Problem 55. Fourteen points $A_{1}, \ldots, A_{14}$ were chosen on a circle $c$ counter-clockwise in this order so that no three distinct segments with endpoints among the given points meet in the interior of $c$. Christine drew all these segments, but seeing that the picture had got too messy, she decided to erase all the sides and all the diagonals of heptagons $A_{1} A_{3} A_{5} A_{7} A_{9} A_{11} A_{13}$ and $A_{2} A_{4} A_{6} A_{8} A_{10} A_{12} A_{14}$. Into how many regions do the remaining segments divide the interior of $c$ ?

Result. 295

Solution.

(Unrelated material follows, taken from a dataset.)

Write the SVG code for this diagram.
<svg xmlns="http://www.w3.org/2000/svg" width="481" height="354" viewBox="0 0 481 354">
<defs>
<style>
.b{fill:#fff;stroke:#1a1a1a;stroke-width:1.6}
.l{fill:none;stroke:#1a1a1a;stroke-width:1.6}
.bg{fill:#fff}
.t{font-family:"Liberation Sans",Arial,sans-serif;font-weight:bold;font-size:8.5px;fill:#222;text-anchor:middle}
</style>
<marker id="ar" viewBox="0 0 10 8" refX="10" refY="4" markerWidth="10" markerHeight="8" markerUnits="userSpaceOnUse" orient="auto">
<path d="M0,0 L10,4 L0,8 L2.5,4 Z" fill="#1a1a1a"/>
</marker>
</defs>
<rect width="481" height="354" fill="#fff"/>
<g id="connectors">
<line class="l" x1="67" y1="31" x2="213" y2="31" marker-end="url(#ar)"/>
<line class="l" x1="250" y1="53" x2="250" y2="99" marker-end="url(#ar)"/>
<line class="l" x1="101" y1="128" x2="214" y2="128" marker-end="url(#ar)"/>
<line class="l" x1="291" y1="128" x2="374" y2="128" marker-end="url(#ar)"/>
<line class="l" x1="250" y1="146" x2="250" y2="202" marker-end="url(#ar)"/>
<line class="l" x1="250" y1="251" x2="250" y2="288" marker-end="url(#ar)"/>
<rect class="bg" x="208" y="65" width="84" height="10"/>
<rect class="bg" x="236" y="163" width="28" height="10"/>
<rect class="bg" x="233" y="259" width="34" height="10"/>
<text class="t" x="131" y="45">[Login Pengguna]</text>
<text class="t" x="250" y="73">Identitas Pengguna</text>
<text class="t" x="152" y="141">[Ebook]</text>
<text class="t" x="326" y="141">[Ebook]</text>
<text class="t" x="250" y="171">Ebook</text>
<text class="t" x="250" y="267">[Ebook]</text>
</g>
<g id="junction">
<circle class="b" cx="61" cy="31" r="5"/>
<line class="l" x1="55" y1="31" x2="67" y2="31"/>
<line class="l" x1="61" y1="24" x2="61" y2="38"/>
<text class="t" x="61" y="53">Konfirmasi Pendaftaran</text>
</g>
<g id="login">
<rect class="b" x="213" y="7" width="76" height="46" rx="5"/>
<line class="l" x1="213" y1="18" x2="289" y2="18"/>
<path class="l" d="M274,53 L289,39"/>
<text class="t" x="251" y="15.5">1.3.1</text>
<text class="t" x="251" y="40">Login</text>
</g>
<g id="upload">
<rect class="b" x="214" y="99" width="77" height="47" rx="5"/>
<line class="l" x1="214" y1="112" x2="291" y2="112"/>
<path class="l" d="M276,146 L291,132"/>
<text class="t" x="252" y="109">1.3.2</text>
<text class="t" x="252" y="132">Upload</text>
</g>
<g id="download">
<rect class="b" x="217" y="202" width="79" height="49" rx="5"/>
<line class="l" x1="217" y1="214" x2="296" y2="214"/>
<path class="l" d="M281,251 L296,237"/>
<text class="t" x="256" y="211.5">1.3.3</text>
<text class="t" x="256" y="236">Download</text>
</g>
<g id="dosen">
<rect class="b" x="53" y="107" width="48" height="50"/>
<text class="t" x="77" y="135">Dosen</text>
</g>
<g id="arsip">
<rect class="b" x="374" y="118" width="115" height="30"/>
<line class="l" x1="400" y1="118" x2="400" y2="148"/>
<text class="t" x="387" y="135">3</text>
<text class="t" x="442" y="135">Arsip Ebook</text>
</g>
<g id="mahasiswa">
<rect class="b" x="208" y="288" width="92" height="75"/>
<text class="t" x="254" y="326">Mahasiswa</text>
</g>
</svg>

Consider the segments being added to the configuration one after another: It is easy to see that when a segment is added, the total number of regions increases by $1+$ how many of already added segments does the new segment intersect. Therefore the sought number of regions equals

$$
1+\text { number of segments }+ \text { number of intersections of segments. }
$$

Let us call points $A_{1}, A_{3}, \ldots, A_{13}$ odd and the remaining ones even. The existing segments are precisely those connecting an odd point with an even point, hence there are $7 \cdot 7=49$ segments.

To compute the total number of intersections, note that the endpoints of intersecting segments have to lie on the circle so that the odd ones are next to each other and the same for the even ones. On the other hand, every such a quadruple of points gives rise to a unique intersection point, therefore we are to compute the number of these quadruples. Assume that the points are ordered counter-clockwise and w.l.o.g. let $A_{1}$ be the first odd point in the quadruple; then dividing the points into seven pairs $\left(A_{2}, A_{3}\right),\left(A_{4}, A_{5}\right), \ldots,\left(A_{14}, A_{1}\right)$, we observe that the remaining
three points have to be in distinct pairs. On the other hand, every choice of three of these pairs produces a desired quadruple of points: Pick the odd point from the first pair and the even points from the other two pairs. Since there are seven choices for the first odd point, we infer that there are

$$
7 \cdot\binom{7}{3}=245
$$

intersections in total. We conclude that the circle is divided into $1+49+245=295$ regions.

Problem 56. Find the number of ordered 4-tuples $(a, b, c, d)$ of positive integers satisfying

$$
a+b+c+d=505 \quad \text { and } \quad a b=c d
$$

Result. 800

Solution. Let us multiply the first equation by $a$ and use the second one to get $(a+c)(a+d)=505 a=5 \cdot 101 \cdot a$, noting that both 5 and 101 are primes. As both of the brackets are bigger than $a$ we need one of them to be equal to $5 k$, and the other equal to $101 l$ with $k l=a$. Assuming $a+c=5 k$ and $a+d=101 l$ for some fixed $k, l$ satisfying $k l=a$, we compute that $c=k(5-l), d=l(101-k)$ and $b=505-a-d-c=(101-k)(5-l)$. One can easily check that the quadruple

$$
(a, b, c, d)=(k l,(101-k)(5-l), k(5-l), l(101-k))
$$

satisfies the condition $a b=c d$ and thus is a valid solution of the given system for any $l=1,2,3,4$ and any $k=1,2, \ldots, 100$. All these 400 solutions are different since if two pairs $\left(k_{1}, l_{1}\right)$ and $\left(k_{2}, l_{2}\right)$ give the same solution mentioned above we see that $k_{1} l_{1}=k_{2} l_{2}$ and $\left(5-l_{1}\right) k_{1}=\left(5-l_{2}\right) k_{2}$ implies $k_{1}=k_{2}$ and $l_{1}=l_{2}$. Similarly for the case $a+c=101 l$ and $a+d=5 k$ we obtain 400 pairwise different solutions

$$
(a, b, c, d)=(k l,(101-k)(5-l), l(101-k), k(5-l))
$$

any for $l=1,2,3,4$ and any $k=1,2, \ldots, 100$. No solution from the second case coincides with a solution from the first case since $5 k=a+c=101 l$ does not hold for any $k, l$ in our range. Therefore there are $400+400=800$ solutions in total.